I Krwawa masakra w Hollywood jest właśnie tym ostatnim przypadkiem, bardzo zbliżonym właśnie z powyższych powodów np. do Krwawych wzgórz. Do całej slasherowej otoczki, na które opiera się akcja, dodane jest kilka stylowych elementów w klimatach mystery (stopniowo odkrywana zagadka budynku) , trochę motywów spod znaku occult. Sama „slasherowa baza” jest też w sumie nieco inna niż typowe: banda nastolatków ginie po kolei. Mamy tu w zasadzie jedną bohaterkę (z pewną pomocą), która musi się zmierzyć z tajemnicą budynku i kolejnych brutalnych morderstw. Sam pomysł na to, co bohaterka odkrywa jest bardzo ciekawy (widziany w kilku filmach, ale naprawdę niewielu, z głowy może wymienię ze trzy i to powstałe później). Akcja prowadzona jest bardzo dobrze, od spokojnego wprowadzenia klimatycznego miejsca akcji, przez wprowadzające atmosferę zagrożenia pierwsze morderstwa i mocne zarysowanie wpadnięcia bohaterki na trop „tego czegoś” (pod dość wciągającym śledztwie), aż po pędzącą przez brutalne sceny końcówkę.
Składa się to na taki horror, którego zalety oparte są na tym samym zjawisku, z powodu którego w kółko słuchamy ulubionej piosenki albo szerzej- najbardziej lubimy to co już słyszeliśmy/widzieliśmy/znamy. Takie odczucie jest bardziej akceptowalne i ważniejsze w horrorze, aniżeli w jakimkolwiek innym gatunku filmowym. Co więcej, w mojej ocenie, to właśnie jest tym, co w horrorach lubimy, dlatego piszę o „idealnym horrorze nieidealnym”. Oczywiści obrazy przełomowe, albo nowatorskie, albo oryginalne, albo niepowtarzalne są ważne, ale będąc fanem horroru, zasadniczo można je obejrzeć raz na jakiś czas, a koniec końców chce się wrócić do „starego dobrego” klasycznego motywu, nad którym nie trzeba się zastanawiać czy aby na pewno zachwyca, czy coś innego takiego, a można się skupić na czerpaniu przyjemności z oglądania wspaniałych sprawdzonych horrorowych zagrywek. Oczywiście aby nie popaść w sztampę, trzeba sprawnej ręki reżyserskiej, najlepiej specjalisty gatunku, no ale w przypadku Krwawej masakry w Hollywood nie można trafić lepiej (Toby Hopper,Teksaska Masakra…mówi to panu coś?). Jest zatem z początku klimatycznie, potem bardzo brutalnie, przez cały czas z odpowiednim tempem i napięciem. Takie ujęcie sprawia, że w żadnym wypadku nie mamy do czynienia za sztampą, a raczej z czymś bardziej w stylu hołdu gatunkowi.

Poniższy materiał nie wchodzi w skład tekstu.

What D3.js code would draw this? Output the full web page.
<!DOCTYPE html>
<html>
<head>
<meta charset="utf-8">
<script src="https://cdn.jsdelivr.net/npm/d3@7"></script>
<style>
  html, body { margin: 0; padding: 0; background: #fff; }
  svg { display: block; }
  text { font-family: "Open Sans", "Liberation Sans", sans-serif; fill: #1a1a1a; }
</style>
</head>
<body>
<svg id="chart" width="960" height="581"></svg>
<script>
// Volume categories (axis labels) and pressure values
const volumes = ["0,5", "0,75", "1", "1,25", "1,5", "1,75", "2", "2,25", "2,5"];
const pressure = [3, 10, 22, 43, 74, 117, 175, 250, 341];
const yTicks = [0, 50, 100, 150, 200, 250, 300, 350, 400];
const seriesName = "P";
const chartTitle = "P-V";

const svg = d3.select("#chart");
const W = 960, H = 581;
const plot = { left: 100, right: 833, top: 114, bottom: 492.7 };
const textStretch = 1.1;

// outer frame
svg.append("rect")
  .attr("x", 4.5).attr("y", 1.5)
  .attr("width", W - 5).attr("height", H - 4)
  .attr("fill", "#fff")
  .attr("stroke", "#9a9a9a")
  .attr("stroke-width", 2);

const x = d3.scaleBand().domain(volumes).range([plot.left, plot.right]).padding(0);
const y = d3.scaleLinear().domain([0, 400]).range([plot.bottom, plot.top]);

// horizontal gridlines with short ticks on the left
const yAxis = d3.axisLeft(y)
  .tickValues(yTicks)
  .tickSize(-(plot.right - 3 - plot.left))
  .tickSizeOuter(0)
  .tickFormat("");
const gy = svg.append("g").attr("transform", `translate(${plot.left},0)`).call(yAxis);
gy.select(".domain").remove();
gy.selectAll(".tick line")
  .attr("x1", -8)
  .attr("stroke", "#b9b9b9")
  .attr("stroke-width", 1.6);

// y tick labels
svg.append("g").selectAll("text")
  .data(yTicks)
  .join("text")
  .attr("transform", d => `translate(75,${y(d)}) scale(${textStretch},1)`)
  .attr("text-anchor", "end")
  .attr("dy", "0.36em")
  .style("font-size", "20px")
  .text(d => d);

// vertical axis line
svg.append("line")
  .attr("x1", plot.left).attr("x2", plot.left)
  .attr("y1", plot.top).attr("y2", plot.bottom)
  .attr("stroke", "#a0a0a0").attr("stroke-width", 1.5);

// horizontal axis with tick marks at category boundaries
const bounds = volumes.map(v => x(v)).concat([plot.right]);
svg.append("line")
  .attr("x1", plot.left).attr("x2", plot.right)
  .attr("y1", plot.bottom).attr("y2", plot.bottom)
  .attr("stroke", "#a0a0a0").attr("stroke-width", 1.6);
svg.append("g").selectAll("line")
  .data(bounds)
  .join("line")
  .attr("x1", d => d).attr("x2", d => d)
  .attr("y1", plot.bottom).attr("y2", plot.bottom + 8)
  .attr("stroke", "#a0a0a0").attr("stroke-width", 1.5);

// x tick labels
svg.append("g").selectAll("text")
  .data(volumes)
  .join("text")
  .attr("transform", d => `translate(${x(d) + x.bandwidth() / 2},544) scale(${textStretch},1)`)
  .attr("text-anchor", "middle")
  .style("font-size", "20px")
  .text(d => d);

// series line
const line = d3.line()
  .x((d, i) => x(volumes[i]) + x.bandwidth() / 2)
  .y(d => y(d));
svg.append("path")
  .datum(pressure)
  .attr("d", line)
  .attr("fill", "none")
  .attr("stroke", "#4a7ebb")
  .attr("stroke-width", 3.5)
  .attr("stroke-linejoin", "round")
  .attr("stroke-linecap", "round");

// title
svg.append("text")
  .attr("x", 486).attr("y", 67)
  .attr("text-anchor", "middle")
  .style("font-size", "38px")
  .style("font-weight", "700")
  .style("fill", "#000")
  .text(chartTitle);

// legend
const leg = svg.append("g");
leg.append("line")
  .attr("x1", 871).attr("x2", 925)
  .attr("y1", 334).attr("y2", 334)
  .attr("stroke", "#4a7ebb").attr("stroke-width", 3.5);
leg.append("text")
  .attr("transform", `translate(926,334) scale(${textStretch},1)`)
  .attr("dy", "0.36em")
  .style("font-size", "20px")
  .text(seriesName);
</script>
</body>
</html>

Film ten nie zmieni waszego świata, ale ogląda się go więcej niż przyjemnie. Bardzo przyjemny standardowy film w klimatach killer/slasher, a pisząc standardowy mam na myśli te bardziej udane obrazy ery vhs, gdzie liczyło się zaangażowanie we wszystkie elementy wykorzystane w filmie (od scenerii dramatu, przez budowanie napięcia wraz z każdym morderstwem, pomysł na zagadkową oś akcji, po pomysły na kolejne zgony itp) oraz miłość do gatunku.
Jury jest na tak. Może film nie zostanie Idolem, ale z chęcią zobaczymy go w kolejnych etapach naszego programu.